* What is needed: Pictures stay out of the copy; set down each line of the listing below exactly.

* Supplied information:
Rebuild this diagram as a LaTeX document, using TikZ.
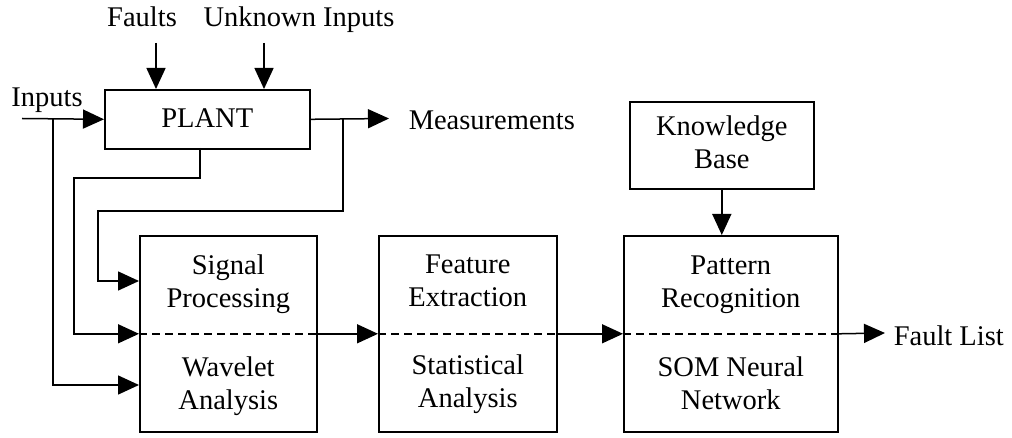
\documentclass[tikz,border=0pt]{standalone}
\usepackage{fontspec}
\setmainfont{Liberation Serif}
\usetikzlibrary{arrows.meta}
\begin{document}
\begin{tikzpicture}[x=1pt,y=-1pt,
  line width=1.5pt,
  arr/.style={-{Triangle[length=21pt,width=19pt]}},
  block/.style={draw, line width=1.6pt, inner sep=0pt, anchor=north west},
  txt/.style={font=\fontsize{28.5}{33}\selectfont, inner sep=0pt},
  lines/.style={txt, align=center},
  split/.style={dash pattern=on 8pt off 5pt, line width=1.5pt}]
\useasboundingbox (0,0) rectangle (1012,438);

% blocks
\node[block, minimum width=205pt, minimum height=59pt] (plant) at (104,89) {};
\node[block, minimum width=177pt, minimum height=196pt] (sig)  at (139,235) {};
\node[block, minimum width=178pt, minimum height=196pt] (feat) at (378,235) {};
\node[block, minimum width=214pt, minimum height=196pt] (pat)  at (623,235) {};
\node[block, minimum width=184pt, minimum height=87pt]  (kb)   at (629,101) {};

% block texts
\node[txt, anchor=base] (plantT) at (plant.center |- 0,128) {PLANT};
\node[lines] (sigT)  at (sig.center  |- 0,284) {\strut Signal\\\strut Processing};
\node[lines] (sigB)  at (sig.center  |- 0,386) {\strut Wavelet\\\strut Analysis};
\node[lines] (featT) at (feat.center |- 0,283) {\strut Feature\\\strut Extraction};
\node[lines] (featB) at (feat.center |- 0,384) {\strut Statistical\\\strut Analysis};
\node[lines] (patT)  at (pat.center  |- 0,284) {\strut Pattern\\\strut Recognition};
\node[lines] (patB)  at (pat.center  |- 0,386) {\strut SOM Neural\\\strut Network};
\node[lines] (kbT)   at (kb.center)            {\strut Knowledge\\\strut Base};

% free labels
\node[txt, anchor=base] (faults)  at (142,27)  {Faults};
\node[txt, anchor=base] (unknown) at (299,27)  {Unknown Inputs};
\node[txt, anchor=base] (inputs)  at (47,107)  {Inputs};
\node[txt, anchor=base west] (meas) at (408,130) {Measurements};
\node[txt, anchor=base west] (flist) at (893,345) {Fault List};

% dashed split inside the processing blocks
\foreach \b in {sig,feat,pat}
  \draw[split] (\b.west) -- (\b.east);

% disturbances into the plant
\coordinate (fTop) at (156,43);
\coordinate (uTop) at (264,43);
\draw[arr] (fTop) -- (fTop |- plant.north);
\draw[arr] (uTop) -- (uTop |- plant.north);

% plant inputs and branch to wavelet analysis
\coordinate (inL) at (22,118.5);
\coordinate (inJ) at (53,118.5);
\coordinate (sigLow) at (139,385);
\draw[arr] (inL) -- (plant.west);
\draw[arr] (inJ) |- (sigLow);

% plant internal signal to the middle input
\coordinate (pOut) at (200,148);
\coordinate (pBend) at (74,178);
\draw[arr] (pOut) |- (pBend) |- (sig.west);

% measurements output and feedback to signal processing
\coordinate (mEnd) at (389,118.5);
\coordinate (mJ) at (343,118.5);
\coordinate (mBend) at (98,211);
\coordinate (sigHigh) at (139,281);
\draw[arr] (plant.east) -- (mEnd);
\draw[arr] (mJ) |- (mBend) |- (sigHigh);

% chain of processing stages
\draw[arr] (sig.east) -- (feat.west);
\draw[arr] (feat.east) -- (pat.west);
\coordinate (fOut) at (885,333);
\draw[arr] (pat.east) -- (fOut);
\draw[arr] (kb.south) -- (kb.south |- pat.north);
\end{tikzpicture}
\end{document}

* Result below:
Rebuild this diagram as a LaTeX document, using TikZ.
\documentclass[tikz,border=0pt]{standalone}
\usepackage{fontspec}
\setmainfont{Liberation Serif}
\usetikzlibrary{arrows.meta}
\begin{document}
\begin{tikzpicture}[x=1pt,y=-1pt,
  line width=1.5pt,
  arr/.style={-{Triangle[length=21pt,width=19pt]}},
  block/.style={draw, line width=1.6pt, inner sep=0pt, anchor=north west},
  txt/.style={font=\fontsize{28.5}{33}\selectfont, inner sep=0pt},
  lines/.style={txt, align=center},
  split/.style={dash pattern=on 8pt off 5pt, line width=1.5pt}]
\useasboundingbox (0,0) rectangle (1012,438);

% blocks
\node[block, minimum width=205pt, minimum height=59pt] (plant) at (104,89) {};
\node[block, minimum width=177pt, minimum height=196pt] (sig)  at (139,235) {};
\node[block, minimum width=178pt, minimum height=196pt] (feat) at (378,235) {};
\node[block, minimum width=214pt, minimum height=196pt] (pat)  at (623,235) {};
\node[block, minimum width=184pt, minimum height=87pt]  (kb)   at (629,101) {};

% block texts
\node[txt, anchor=base] (plantT) at (plant.center |- 0,128) {PLANT};
\node[lines] (sigT)  at (sig.center  |- 0,284) {\strut Signal\\\strut Processing};
\node[lines] (sigB)  at (sig.center  |- 0,386) {\strut Wavelet\\\strut Analysis};
\node[lines] (featT) at (feat.center |- 0,283) {\strut Feature\\\strut Extraction};
\node[lines] (featB) at (feat.center |- 0,384) {\strut Statistical\\\strut Analysis};
\node[lines] (patT)  at (pat.center  |- 0,284) {\strut Pattern\\\strut Recognition};
\node[lines] (patB)  at (pat.center  |- 0,386) {\strut SOM Neural\\\strut Network};
\node[lines] (kbT)   at (kb.center)            {\strut Knowledge\\\strut Base};

% free labels
\node[txt, anchor=base] (faults)  at (142,27)  {Faults};
\node[txt, anchor=base] (unknown) at (299,27)  {Unknown Inputs};
\node[txt, anchor=base] (inputs)  at (47,107)  {Inputs};
\node[txt, anchor=base west] (meas) at (408,130) {Measurements};
\node[txt, anchor=base west] (flist) at (893,345) {Fault List};

% dashed split inside the processing blocks
\foreach \b in {sig,feat,pat}
  \draw[split] (\b.west) -- (\b.east);

% disturbances into the plant
\coordinate (fTop) at (156,43);
\coordinate (uTop) at (264,43);
\draw[arr] (fTop) -- (fTop |- plant.north);
\draw[arr] (uTop) -- (uTop |- plant.north);

% plant inputs and branch to wavelet analysis
\coordinate (inL) at (22,118.5);
\coordinate (inJ) at (53,118.5);
\coordinate (sigLow) at (139,385);
\draw[arr] (inL) -- (plant.west);
\draw[arr] (inJ) |- (sigLow);

% plant internal signal to the middle input
\coordinate (pOut) at (200,148);
\coordinate (pBend) at (74,178);
\draw[arr] (pOut) |- (pBend) |- (sig.west);

% measurements output and feedback to signal processing
\coordinate (mEnd) at (389,118.5);
\coordinate (mJ) at (343,118.5);
\coordinate (mBend) at (98,211);
\coordinate (sigHigh) at (139,281);
\draw[arr] (plant.east) -- (mEnd);
\draw[arr] (mJ) |- (mBend) |- (sigHigh);

% chain of processing stages
\draw[arr] (sig.east) -- (feat.west);
\draw[arr] (feat.east) -- (pat.west);
\coordinate (fOut) at (885,333);
\draw[arr] (pat.east) -- (fOut);
\draw[arr] (kb.south) -- (kb.south |- pat.north);
\end{tikzpicture}
\end{document}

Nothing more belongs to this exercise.